Biomarkers for Early Detection
• $180,000 to Jamie Guenthoer, Ph.D., at the Fred Hutchinson Cancer Research Center in Seattle to develop a blood test that, with mammography, could detect cancer and identify aggressive disease very early.
• A $250,000 scholar grant to Mary-Claire King, Ph.D., at the University of Washington in Seattle, to identify new genes that will better identify women at risk for inherited breast cancer.
As in previous years, Komen is funding research to understand and address needs of special populations, such as minority women, women under 40, rural women, and low-income, uninsured and low-resource women. This year’s grants include:
• $888,000 to Michelle Cote, Ph.D., of Wayne State University to study markers to identify African American women at the highest risk for developing breast cancer.
• A $250,000 scholar grant to Patricia Ganz, M.D., UCLA, to study stress and lifestyle intervention strategies for younger breast cancer survivors.
• $320,000 to Roger Anderson, Ph.D., of Penn State to address unique issues of rural women with a study in rural Appalachia.
• $175,000 to Kim Blackwell, M.D., of Duke University, a Komen scholar, to examine triple negative breast cancer and its response to chemotherapy in the U.S. and China.
• $675,000 to Hee Lee, Ph.D., at the University of Minnesota to develop a prototype cell phone study to deliver information and messaging to empower Korean American women.
• $180,000 to Kim Nguyen, Sc.D., at the University of California, San Francisco, to counteract lag times between diagnosis and treatment in Asian women.
Other Issues in Metastatic and Aggressive Disease
In addition to the 2012 Promise Grants, Komen is continuing to invest in research into metastatic and aggressive forms of breast cancer.
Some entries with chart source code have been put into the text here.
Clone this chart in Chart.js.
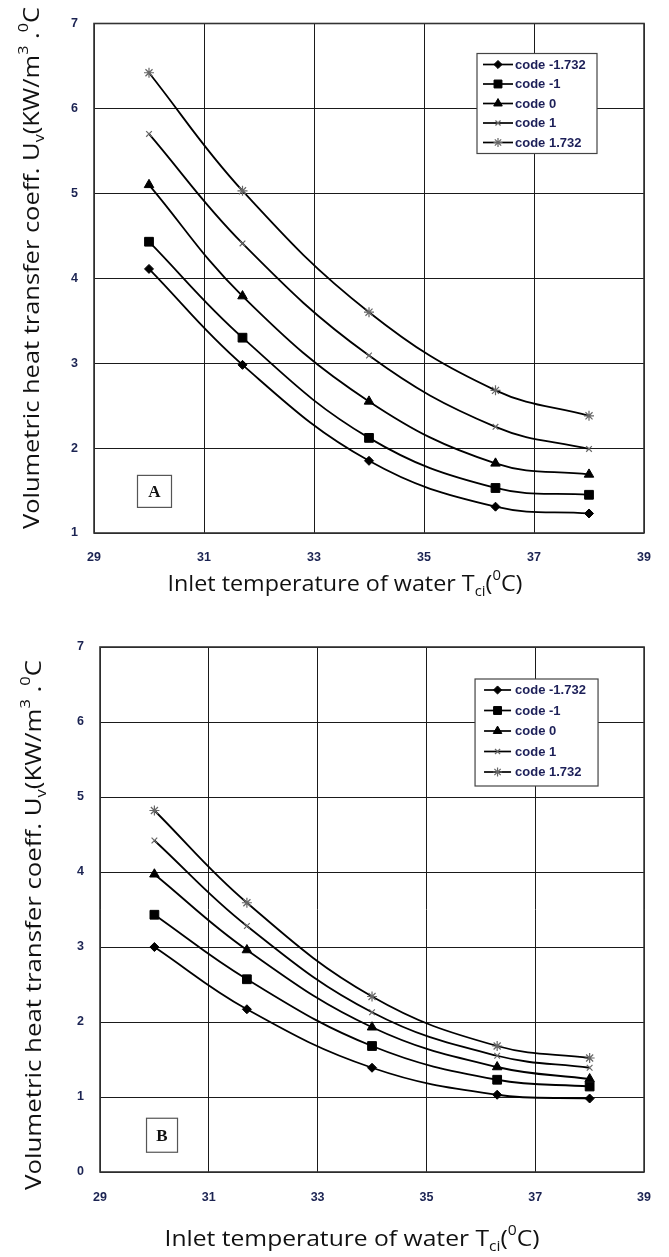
<!DOCTYPE html>
<html>
<head>
<meta charset="utf-8">
<script src="https://cdn.jsdelivr.net/npm/chart.js@4.4.0/dist/chart.umd.min.js"></script>
<style>
  html, body { margin: 0; padding: 0; background: #fff; }
  .panel { position: absolute; left: 0; width: 669px; }
  canvas { display: block; }
</style>
</head>
<body>
<div class="panel" style="top:0;height:615px"><canvas id="chartA" width="669" height="615"></canvas></div>
<div class="panel" style="top:615px;height:642px"><canvas id="chartB" width="669" height="642"></canvas></div>
<script>
// Inlet water temperature levels (°C) of the design
const inletTemp = [30, 31.7, 34, 36.3, 38];
const seriesNames = ['code -1.732', 'code -1', 'code 0', 'code 1', 'code 1.732'];

// Panel A: volumetric heat transfer coefficient Uv (kW/m3.°C)
const uvA_m1732 = [4.11, 2.98, 1.85, 1.31, 1.23];
const uvA_m1    = [4.43, 3.30, 2.12, 1.53, 1.45];
const uvA_0     = [5.10, 3.79, 2.55, 1.82, 1.69];
const uvA_p1    = [5.70, 4.41, 3.09, 2.25, 1.99];
const uvA_p1732 = [6.42, 5.03, 3.60, 2.68, 2.38];

// Panel B
const uvB_m1732 = [3.00, 2.17, 1.39, 1.03, 0.98];
const uvB_m1    = [3.43, 2.57, 1.68, 1.23, 1.14];
const uvB_0     = [3.97, 2.96, 1.93, 1.40, 1.24];
const uvB_p1    = [4.42, 3.28, 2.13, 1.55, 1.39];
const uvB_p1732 = [4.82, 3.59, 2.34, 1.68, 1.52];

// Axis ticks
const xTicks  = [29, 31, 33, 35, 37, 39];
const yTicksA = [1, 2, 3, 4, 5, 6, 7];
const yTicksB = [0, 1, 2, 3, 4, 5, 6, 7];

const markers = [
  { style: 'rectRot',  r: 4.5, fill: '#000', stroke: '#000', bw: 1 },
  { style: 'rect',     r: 6.2, fill: '#000', stroke: '#000', bw: 1 },
  { style: 'triangle', r: 5.5, fill: '#000', stroke: '#000', bw: 1 },
  { style: 'crossRot', r: 4,   fill: '#666', stroke: '#666', bw: 1.2 },
  { style: 'star',     r: 5,   fill: '#666', stroke: '#666', bw: 1.2 }
];

const tickColor = '#1b2352';
const legendColor = '#1c1f58';

function makeDatasets(seriesList) {
  return seriesList.map((vals, i) => ({
    label: seriesNames[i],
    data: inletTemp.map((t, k) => ({ x: t, y: vals[k] })),
    borderColor: '#000',
    borderWidth: 1.8,
    tension: 0.4,
    fill: false,
    pointStyle: markers[i].style,
    pointRadius: markers[i].r,
    pointBackgroundColor: markers[i].fill,
    pointBorderColor: markers[i].stroke,
    pointBorderWidth: markers[i].bw
  }));
}

// Draws a run of text pieces with sub/superscripts, centred on (cx, cy)
function drawRich(ctx, parts, cx, cy, size, family, targetLen, angle) {
  const small = Math.round(size * 0.62);
  let total = 0;
  const widths = parts.map(p => {
    ctx.font = (p.k ? small : size) + 'px ' + family;
    const w = ctx.measureText(p.t).width;
    total += w;
    return w;
  });
  const sx = targetLen ? targetLen / total : 1;
  ctx.save();
  ctx.translate(cx, cy);
  ctx.rotate(angle || 0);
  ctx.scale(sx, 1);
  ctx.fillStyle = '#111';
  ctx.textBaseline = 'alphabetic';
  ctx.textAlign = 'left';
  let x = -total / 2;
  const base = size * 0.36;
  parts.forEach((p, i) => {
    ctx.font = (p.k ? small : size) + 'px ' + family;
    let dy = base;
    if (p.k === 'sub') dy = base + size * 0.22;
    if (p.k === 'sup') dy = base - size * 0.48;
    ctx.fillText(p.t, x, dy);
    x += widths[i];
  });
  ctx.restore();
}

const yTitleParts = [
  { t: 'Volumetric heat transfer coeff. U' }, { t: 'v', k: 'sub' },
  { t: '(KW/m' }, { t: '3', k: 'sup' }, { t: ' .' }, { t: '0', k: 'sup' }, { t: 'C' }
];
const xTitleParts = [
  { t: 'Inlet temperature of water T' }, { t: 'ci', k: 'sub' },
  { t: '(' }, { t: '0', k: 'sup' }, { t: 'C)' }
];

const frameAndDecor = {
  id: 'frameAndDecor',
  afterDatasetsDraw(chart, args, o) {
    const ctx = chart.ctx;
    const ca = chart.chartArea;
    const xs = chart.scales.x, ys = chart.scales.y;

    // plot frame
    ctx.save();
    ctx.strokeStyle = '#333';
    ctx.lineWidth = 1.6;
    ctx.strokeRect(ca.left, ca.top, ca.right - ca.left, ca.bottom - ca.top);
    ctx.restore();

    // legend box
    const lg = o.legend;
    const bx = ca.right + lg.dx, by = ca.top + lg.dy;
    ctx.save();
    ctx.fillStyle = '#fff';
    ctx.fillRect(bx, by, lg.w, lg.h);
    ctx.strokeStyle = '#444';
    ctx.lineWidth = 1.2;
    ctx.strokeRect(bx, by, lg.w, lg.h);
    chart.data.datasets.forEach((ds, i) => {
      const ry = by + lg.first + i * lg.step;
      ctx.strokeStyle = '#000';
      ctx.lineWidth = 1.7;
      ctx.beginPath();
      ctx.moveTo(bx + lg.lineX0, ry);
      ctx.lineTo(bx + lg.lineX1, ry);
      ctx.stroke();
      ctx.fillStyle = ds.pointBackgroundColor;
      ctx.strokeStyle = ds.pointBorderColor;
      ctx.lineWidth = ds.pointBorderWidth;
      Chart.helpers.drawPoint(ctx, { pointStyle: ds.pointStyle, radius: ds.pointRadius * 0.9, rotation: 0, borderWidth: ds.pointBorderWidth },
        bx + (lg.lineX0 + lg.lineX1) / 2, ry);
      ctx.fillStyle = legendColor;
      ctx.font = lg.font;
      ctx.textBaseline = 'middle';
      ctx.textAlign = 'left';
      ctx.fillText(ds.label, bx + lg.textX, ry + 0.5);
    });
    ctx.restore();

    // panel letter in a small box, anchored on the data scales
    const pl = o.panel;
    const pcx = xs.getPixelForValue(pl.x), pcy = ys.getPixelForValue(pl.y);
    ctx.save();
    ctx.fillStyle = '#fff';
    ctx.fillRect(pcx - pl.w / 2, pcy - pl.h / 2, pl.w, pl.h);
    ctx.strokeStyle = '#555';
    ctx.lineWidth = 1.2;
    ctx.strokeRect(pcx - pl.w / 2, pcy - pl.h / 2, pl.w, pl.h);
    ctx.fillStyle = '#111';
    ctx.font = 'bold 17px "Liberation Serif", "DejaVu Serif", serif';
    ctx.textAlign = 'center';
    ctx.textBaseline = 'middle';
    ctx.fillText(pl.text, pcx, pcy + 1);
    ctx.restore();

    // axis titles
    const fam = '"Open Sans", "Liberation Sans", sans-serif';
    drawRich(ctx, xTitleParts, o.xTitle.x, o.xTitle.y, 22, fam, o.xTitle.len, 0);
    drawRich(ctx, yTitleParts, o.yTitle.x, o.yTitle.y, 22, fam, o.yTitle.len, -Math.PI / 2);
  }
};

function buildChart(id, seriesList, yTicks, geom, decor) {
  const tickFont = { family: '"Liberation Sans", Arial, sans-serif', size: 12.5, weight: 'bold' };
  return new Chart(document.getElementById(id), {
    type: 'line',
    data: { datasets: makeDatasets(seriesList) },
    options: {
      responsive: false,
      animation: false,
      devicePixelRatio: 1,
      layout: { padding: { top: geom.top, right: geom.right, left: 0, bottom: 0 } },
      plugins: {
        legend: { display: false },
        tooltip: { enabled: false },
        frameAndDecor: decor
      },
      scales: {
        x: {
          type: 'linear',
          min: xTicks[0],
          max: xTicks[xTicks.length - 1],
          afterBuildTicks: s => { s.ticks = xTicks.map(v => ({ value: v })); },
          afterFit: s => { s.height = geom.xAxisH; },
          ticks: { font: tickFont, color: tickColor, padding: geom.xPad, maxRotation: 0 },
          grid: { color: '#1a1a1a', lineWidth: 1, drawTicks: false },
          border: { display: false }
        },
        y: {
          type: 'linear',
          min: yTicks[0],
          max: yTicks[yTicks.length - 1],
          afterBuildTicks: s => { s.ticks = yTicks.map(v => ({ value: v })); },
          afterFit: s => { s.width = geom.left; },
          ticks: { font: tickFont, color: tickColor, padding: geom.yPad },
          grid: { color: '#1a1a1a', lineWidth: 1, drawTicks: false },
          border: { display: false }
        }
      }
    },
    plugins: [frameAndDecor]
  });
}

buildChart('chartA', [uvA_m1732, uvA_m1, uvA_0, uvA_p1, uvA_p1732], yTicksA,
  { top: 11, right: 25, left: 94, xAxisH: 82, xPad: 17, yPad: 16 },
  {
    legend: { dx: -167, dy: 30, w: 120, h: 100, first: 11, step: 19.5, lineX0: 6, lineX1: 36, textX: 38,
              font: 'bold 13px "Liberation Sans", Arial, sans-serif' },
    panel: { x: 30.1, y: 1.49, w: 34, h: 32, text: 'A' },
    xTitle: { x: 345, y: 583, len: 355 },
    yTitle: { x: 31, y: 268, len: 522 }
  });

buildChart('chartB', [uvB_m1732, uvB_m1, uvB_0, uvB_p1, uvB_p1732], yTicksB,
  { top: 32, right: 23, left: 100, xAxisH: 85, xPad: 18, yPad: 16 },
  {
    legend: { dx: -169, dy: 32, w: 123, h: 107, first: 11, step: 20.5, lineX0: 9, lineX1: 36, textX: 40,
              font: 'bold 13px "Liberation Sans", Arial, sans-serif' },
    panel: { x: 30.14, y: 0.49, w: 31, h: 34, text: 'B' },
    xTitle: { x: 352, y: 623, len: 375 },
    yTitle: { x: 33, y: 310, len: 530 }
  });
</script>
</body>
</html>
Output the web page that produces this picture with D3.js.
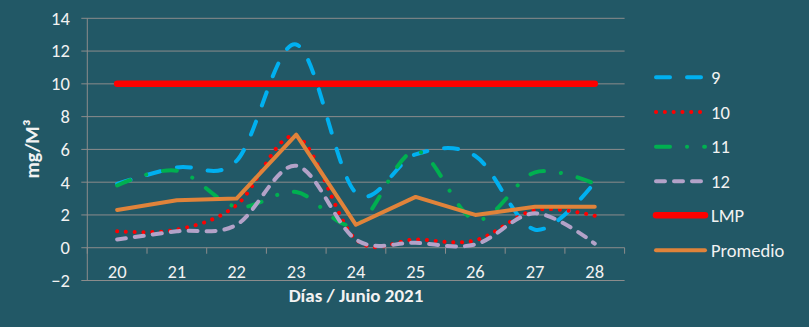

These include (but are not limited to):
• $450,000 grant to Keith Bahjat, Ph.D., of Providence Portland Medical Center to develop a vaccine against a gene commonly seen in HER-2 positive breast cancer, which represents 15 to 20 percent of breast cancer cases. The hope is to combine the vaccine therapy with treatment drugs to prevent recurrence.
• $450,000 grant to Elisabeth Battinelli, M.D., Ph.D., of Brigham and Woman’s Hospital in Boston to understand why some blood-clot medicines like heparin are leading to prolonged survival and less metastatic disease in breast cancer patients.
Komen’s research program is funded by national fund-raising programs, partners, and by Komen Affiliates who provide 25 percent of their locally raised funds to global research.
“None of this research or progress of the past 30 years would be possible without the generosity of our partners and donors in communities, and we are so grateful for those who understand and support all of our programs,” said Nancy G. Brinker, founder and CEO of Komen for the Cure. “Research has been a priority since ‘day one’ at Susan G. Komen. It continues to help us save lives and reduce suffering for women and men all around the world.”
*Grant awards are subject to contract acceptance.